Sei que não faltarão os idiotas de sempre que verão também neste artigo uma conspiração contra este ou aquele candidato, mesmo que saibam esses idiotas a serviço de bandidos sociais que não tenho rabo preso com ninguém.
Temática antiga
Em setembro de 2008 (portanto há oito anos) escrevi um artigo sobre esse assunto, o qual consta do acervo desta revista digital. O título “Margem de erro” é convidativo à leitura. Passo aos leitores alguns trechos daquele trabalho jornalístico:
Não me peçam para explicar tecnicamente o significado de margem de erro em pesquisas eleitorais. Os chamados cientistas políticos são especialistas em manipular a semântica por si só já bastante elástica do mundo político. Margem de erro é carro alegórico respeitável quando se pretende carnavalizar análises. Sei que margem de erro é recurso de comedimento, de cautela, de frenagem, mas também sei que institutos a utilizam em muitos casos como jogada para encontrar sempre uma resposta tecnicamente competente que justifique surpresas nas urnas. É o anteparo da desilusão possível que precisa ser acondicionada num cantinho qualquer para salvar a honra.

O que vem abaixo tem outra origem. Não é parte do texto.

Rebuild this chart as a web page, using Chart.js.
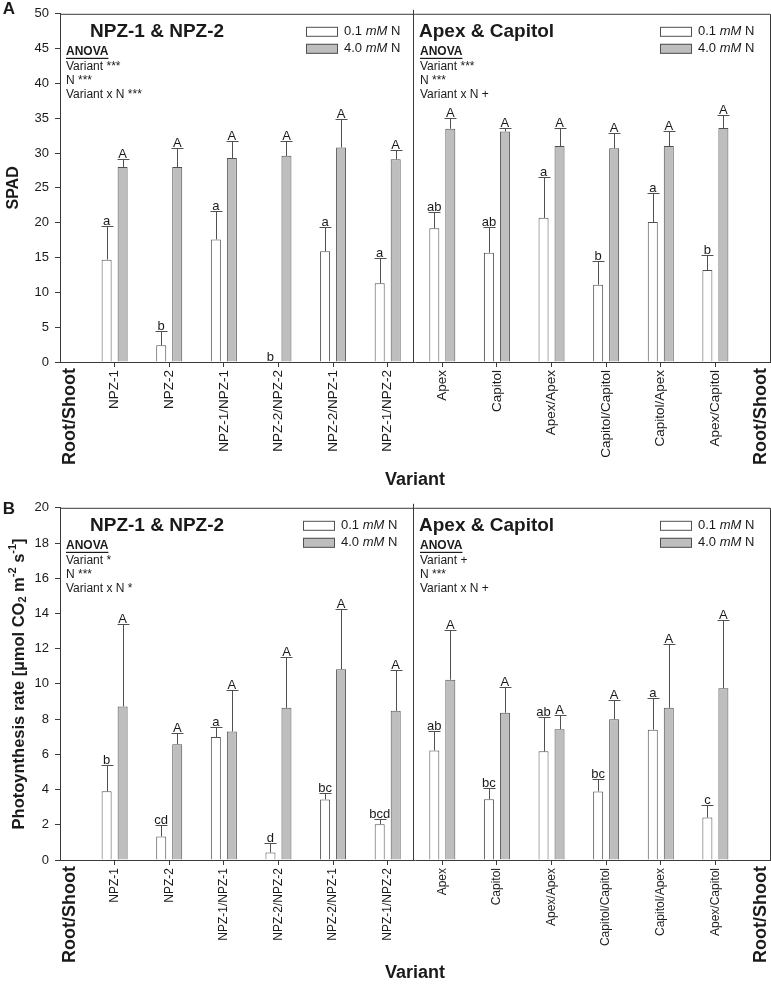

Querem mais sobre margem de erro daquele artigo de 2008?
Não chegaria ao extremo de dizer que margem de erro é mecanismo de fuga de responsabilidade. Estaria ofendendo o pessoal da retaguarda cientifica que queima as pestanas para cercar o touro bravio de eleitores nem sempre sinceros que fazem do campo aberto do voto secreto plantação de malandragem. Convenhamos que uma pesquisa com margem de erro de cinco pontos percentuais não pode ser levada a sério do ponto de vista jornalístico, porque, simplesmente, implodiria qualquer argumentação, mesmo a mais sólida.
Os mesmos cinco pontos
Viram o que escrevi no último parágrafo? Coincidentemente, são os mesmos cinco pontos percentuais do DataDiário anunciados hoje. Mas prossigo na reprodução de parágrafos produzidos há oito anos:
Uma pesquisa com margem de erro de cinco pontos pode ser irredutivelmente sólida como argumentação dos especialistas em numerologia eleitoral para justificar a vitória de um candidato que estivesse a 10 pontos percentuais do adversário. Basta fazer uma operação matemática simples: rebaixam-se os cinco pontos percentuais de quem está na frente e eleva-se o mesmo tanto de quem está abaixo. Pronto, é empate técnico. Sou terminantemente contrário ao uso descarado da margem de erro por veículos de comunicação. Em determinadas situações a margem de erro é olimpicamente desdenhada quando poderia prejudicar o candidato preferido do dono do negócio da informação, enquanto em outros casos faz-se esforço fenomenal para realçá-la, exatamente por conta de motivo inverso.
Agora, acompanhe os últimos trechos que separei daquele artigo esclarecedor do meu posicionamento histórico sobre a margem de erro:
Querem saber, por fim, o que faço da margem de erro? Lanço na coluna do descartável como argumento matemático, embora a respeite como elemento de análise do qual posso, eventualmente, em circunstâncias que exigem mesmo ponderação mais refletida, lançar mão. Entretanto, nada que represente forçada de barra a ponto de mudar o núcleo do material jornalístico que se resume no chamamento avaliativo de que quem está na frente, em segundo, em terceiro ou em outras posições, é quem aparece respectivamente com mais percentuais dos eleitores.
Amadurecimento crítico
Oito anos depois acho que amadureci o conceito sobre margem de erro com base em experiências vividas, não contadas por terceiros. Resumidamente, diria que margem de erro além de dois pontos percentuais transforma qualquer pesquisa eleitoral em imenso potencial de manipulação e, portanto, não pode ser levada a sério como produto de análise jornalística ou não.
Isso explica por que não vou discorrer sobre os números do DataDiário. Gostaria de saber o que pensa sobre o tema o responsável pela pesquisa, cujo nome não é mencionado nas páginas do jornal. Pelo passado recente, seria o professor da USCS, Universidade de São Caetano, Leandro Prearo. O mesmo profissional que na temporada de 2012 cometeu série de barbaridades estatísticas mas, como tantos outros que fazem dos números experimentos quixotescos, teve a ousadia de afirmar, em entrevista ao jornal, que acertou todos os resultados das urnas.
Escolha as opções
Para encerrar, coloco à apreciação e escrutínio dos leitores quatro alternativas que, historicamente, colocam as estatísticas no banco dos réus. Façam suas escolhas simples ou múltiplas:
“Usa-se a estatística como um homem bêbado usa um poste: mais para apoiar que para iluminar” (Andrew Lang, escritor escocês).
“Se você torturar os dados por tempo suficiente, eles confessam” – (Ronald Coase, economista britânico).
“Análise formal de série temporal é maravilhosa quando leva a respostas robustas para questões interessantes. A experiência sugere que dificilmente isso acontece” (Robert Solow, economista americano).
“Há duas formas de mentira: a mentira e a estatística” – George Bernard Shaw, dramaturgo irlandês.